▶ _WHAT YOU NEED TO DO_: Lines from the one containing "Write the Chart.js code for this chart." to the one containing "const labelColorB = '#C0141B';", both lines included, are to be extracted exactly from the data below; pictures are excluded.

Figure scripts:
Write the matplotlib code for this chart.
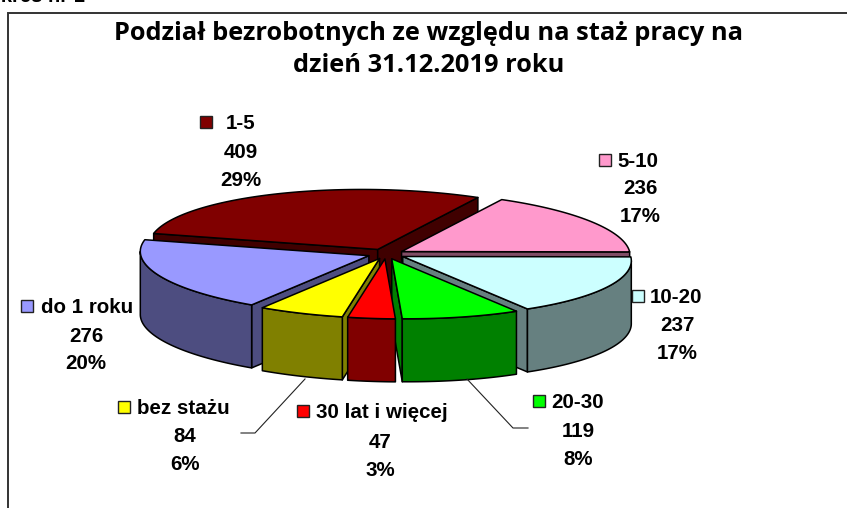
import numpy as np
import matplotlib
matplotlib.use("Agg")
import matplotlib.pyplot as plt
from matplotlib.patches import Polygon, Rectangle

title_lines = ["Podział bezrobotnych ze względu na staż pracy na", "dzień 31.12.2019 roku"]
categories = ["5-10", "10-20", "20-30", "30 lat i więcej", "bez stażu", "do 1 roku", "1-5"]
values = [236, 237, 119, 47, 84, 276, 409]
top_colors = ["#FF99CC", "#CCFFFF", "#00FF00", "#FF0000", "#FFFF00", "#9999FF", "#800000"]
side_colors = ["#804D66", "#668080", "#008000", "#800000", "#808000", "#4D4D80", "#400000"]
draw_order = [6, 0, 5, 1, 4, 2, 3]

# key x, key y, text left, centre x of value lines, value y, percent y
label_pos = [
    (605, 160, 617, 640, 187, 215),
    (638, 296, 650, 677, 324, 352),
    (539, 401, 551, 578, 430, 458),
    (303, 411, 316, 380, 441, 469),
    (124, 407, 137, 185, 435, 463),
    (27, 306, 41, 86, 335, 362),
    (206, 122, 226, 241, 151, 179),
]

W, H = 847, 508
CX, CY, RX, RY, SHEAR, DEPTH, EXPLODE = 386, 254, 228, 60, 0.07, 63, 0.082
START = 30.0

fig = plt.figure(figsize=(W / 100, H / 100), dpi=100)
ax = fig.add_axes([0, 0, 1, 1])
ax.set_xlim(0, W)
ax.set_ylim(H, 0)
ax.axis("off")


def project(theta_deg, r=1.0):
    t = np.radians(theta_deg)
    return r * RX * (np.sin(t) - SHEAR * np.cos(t)), -r * RY * np.cos(t)


fractions = np.array(values) / sum(values)
edges = START + np.concatenate([[0], np.cumsum(fractions) * 360])

for i in draw_order:
    a, b = edges[i], edges[i + 1]
    mid = (a + b) / 2
    ox, oy = project(mid, EXPLODE)
    ox, oy = CX + ox, CY + oy
    arc_t = np.linspace(a, b, 80)
    ax_, ay_ = project(arc_t)
    arc = np.column_stack([ox + ax_, oy + ay_])
    apex = np.array([ox, oy])
    down = np.array([0, DEPTH])
    lw = 1.1
    # visible radial walls
    if arc[0, 0] < ox:
        ax.add_patch(Polygon([apex, arc[0], arc[0] + down, apex + down], fc=side_colors[i], ec="black", lw=lw, joinstyle="round"))
    if arc[-1, 0] > ox:
        ax.add_patch(Polygon([apex, arc[-1], arc[-1] + down, apex + down], fc=side_colors[i], ec="black", lw=lw, joinstyle="round"))
    # visible outer rim
    rim_limit_lo = np.degrees(np.arctan2(1, -SHEAR))
    rim_limit_hi = rim_limit_lo + 180
    lo, hi = max(a, rim_limit_lo), min(b, rim_limit_hi)
    if hi > lo:
        rt = np.linspace(lo, hi, 60)
        rx_, ry_ = project(rt)
        rim = np.column_stack([ox + rx_, oy + ry_])
        ax.add_patch(Polygon(np.vstack([rim, (rim + down)[::-1]]), fc=side_colors[i], ec="black", lw=lw, joinstyle="round"))
    ax.add_patch(Polygon(np.vstack([apex, arc]), fc=top_colors[i], ec="black", lw=lw, joinstyle="round"))

# frame
ax.plot([8, 8, W], [H, 13, 13], color="#333333", lw=1.4, solid_joinstyle="miter")

# clipped heading at top
ax.text(-29, 2, "Wykres nr 1", family="Liberation Sans", fontweight="bold", fontsize=14.5, color="black", ha="left", va="baseline", clip_on=True)

# title
tfont = dict(family="Open Sans", fontweight="bold", fontsize=18.3, color="black", ha="center", va="center")
ax.text(429, 34, title_lines[0], **tfont)
ax.text(429, 66, title_lines[1], **tfont)

# leader lines
ax.plot([241, 255, 305], [433, 433, 379], color="#222222", lw=0.8)
ax.plot([528, 513, 467], [428, 428, 379], color="#222222", lw=0.8)

# labels
font = dict(family="Liberation Sans", fontweight="bold", fontsize=14.8, color="black", va="center")
for cat, val, frac, col, pos in zip(categories, values, fractions, top_colors, label_pos):
    kx, ky, tx, cx, vy, py = pos
    ax.add_patch(Rectangle((kx - 6, ky - 6), 12, 12, fc=col, ec="#222222", lw=1.0))
    ax.text(tx, ky + 1.5, cat, ha="left", **font)
    ax.text(cx, vy + 1.5, str(val), ha="center", **font)
    ax.text(cx, py + 1.5, f"{frac * 100:.0f}%", ha="center", **font)

fig.savefig("out.png", dpi=100)
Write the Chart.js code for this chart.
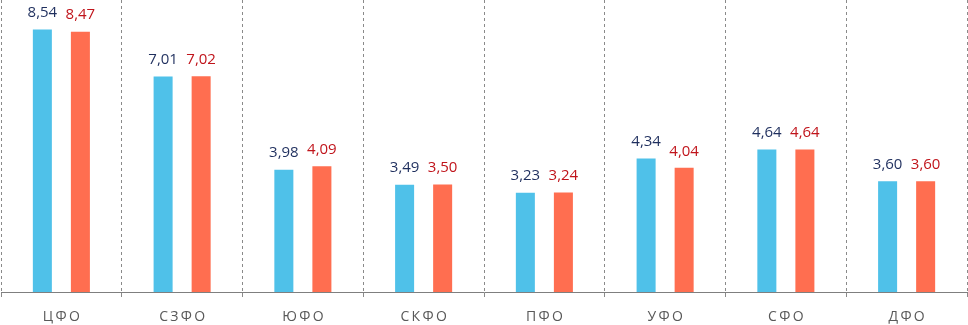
<!DOCTYPE html>
<html>
<head>
<meta charset="utf-8">
<script src="https://cdn.jsdelivr.net/npm/chart.js@4.4.1/dist/chart.umd.min.js"></script>
<style>
    html, body { margin: 0; padding: 0; background: #fff; }
    #wrap { width: 968px; height: 325px; position: relative; }
</style>
</head>
<body>
<div id="wrap"><canvas id="chart"></canvas></div>
<script>
// Федеральные округа
const categories = ['Ц\u2009Ф\u2009О', 'С\u2009З\u2009Ф\u2009О', 'Ю\u2009Ф\u2009О', 'С\u2009К\u2009Ф\u2009О', 'П\u2009Ф\u2009О', 'У\u2009Ф\u2009О', 'С\u2009Ф\u2009О', 'Д\u2009Ф\u2009О'];
const seriesA = [8.54, 7.01, 3.98, 3.49, 3.23, 4.34, 4.64, 3.60];
const seriesB = [8.47, 7.02, 4.09, 3.50, 3.24, 4.04, 4.64, 3.60];

const colorA = '#4FC1E9';
const colorB = '#FF6E50';
const labelColorA = '#1F2F5E';
const labelColorB = '#C0141B';

// Подписи значений над столбцами
const valueLabels = {
    id: 'valueLabels',
    afterDatasetsDraw: (chart) => {
        const ctx = chart.ctx;
        ctx.save();
        ctx.font = '15px "Open Sans", sans-serif';
        ctx.textAlign = 'center';
        ctx.textBaseline = 'bottom';
        chart.data.datasets.forEach((ds, i) => {
            const meta = chart.getDatasetMeta(i);
            ctx.fillStyle = ds.labelColor;
            meta.data.forEach((bar, j) => {
                const text = ds.data[j].toFixed(2).replace('.', ',');
                ctx.fillText(text, bar.x, bar.y - 9);
            });
        });
        ctx.restore();
    }
};

const config = {
    type: 'bar',
    data: {
        labels: categories,
        datasets: [
            { data: seriesA, backgroundColor: colorA, labelColor: labelColorA },
            { data: seriesB, backgroundColor: colorB, labelColor: labelColorB }
        ]
    },
    options: {
        responsive: true,
        maintainAspectRatio: false,
        animation: false,
        layout: { padding: { left: 1, right: 1, top: 0, bottom: -12 } },
        datasets: {
            bar: { categoryPercentage: 0.63, barPercentage: 0.5 }
        },
        plugins: {
            legend: { display: false },
            tooltip: { enabled: false }
        },
        scales: {
            x: {
                grid: {
                    offset: true,
                    color: '#8a8a8a',
                    lineWidth: 1,
                    tickLength: 5
                },
                // пунктир для вертикальных разделителей
                border: { display: true, color: '#7f7f7f', width: 1, dash: [3, 3] },
                ticks: {
                    color: '#595959',
                    font: { family: '"Open Sans", sans-serif', size: 14, lineHeight: 1 },
                    padding: 13
                }
            },
            y: {
                display: false,
                min: 0,
                max: 9.5
            }
        }
    },
    plugins: [valueLabels]
};

new Chart(document.getElementById('chart'), config);
</script>
</body>
</html>
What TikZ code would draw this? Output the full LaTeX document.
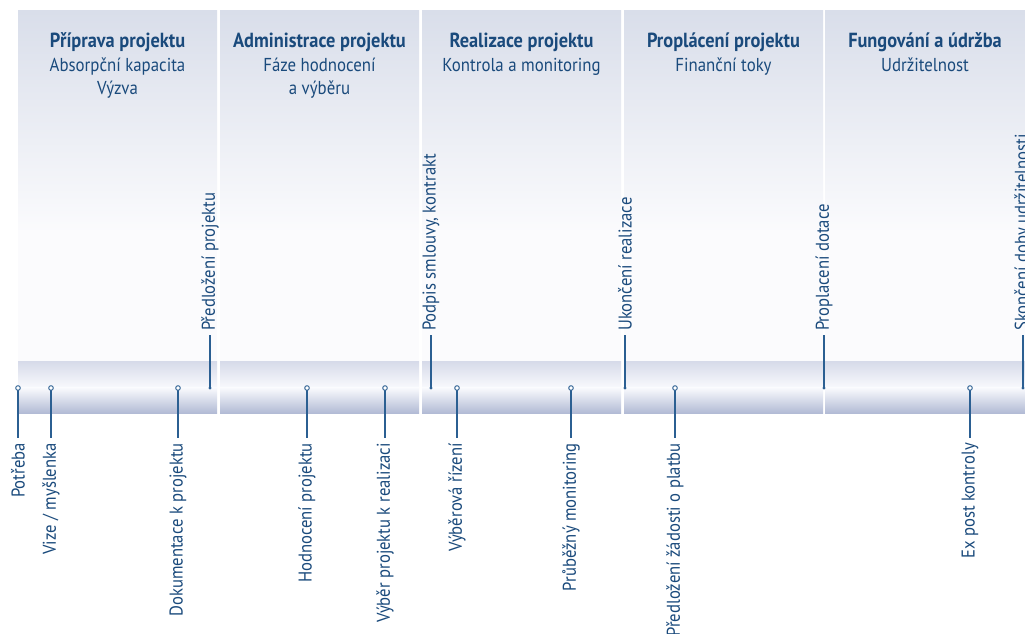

▶ _RESPONSE TO THIS TASK_:
Write the Chart.js code for this chart.
<!DOCTYPE html>
<html>
<head>
<meta charset="utf-8">
<script src="https://cdn.jsdelivr.net/npm/chart.js@4.4.1/dist/chart.umd.min.js"></script>
<style>
    html, body { margin: 0; padding: 0; background: #fff; }
    #wrap { width: 968px; height: 325px; position: relative; }
</style>
</head>
<body>
<div id="wrap"><canvas id="chart"></canvas></div>
<script>
// Федеральные округа
const categories = ['Ц\u2009Ф\u2009О', 'С\u2009З\u2009Ф\u2009О', 'Ю\u2009Ф\u2009О', 'С\u2009К\u2009Ф\u2009О', 'П\u2009Ф\u2009О', 'У\u2009Ф\u2009О', 'С\u2009Ф\u2009О', 'Д\u2009Ф\u2009О'];
const seriesA = [8.54, 7.01, 3.98, 3.49, 3.23, 4.34, 4.64, 3.60];
const seriesB = [8.47, 7.02, 4.09, 3.50, 3.24, 4.04, 4.64, 3.60];

const colorA = '#4FC1E9';
const colorB = '#FF6E50';
const labelColorA = '#1F2F5E';
const labelColorB = '#C0141B';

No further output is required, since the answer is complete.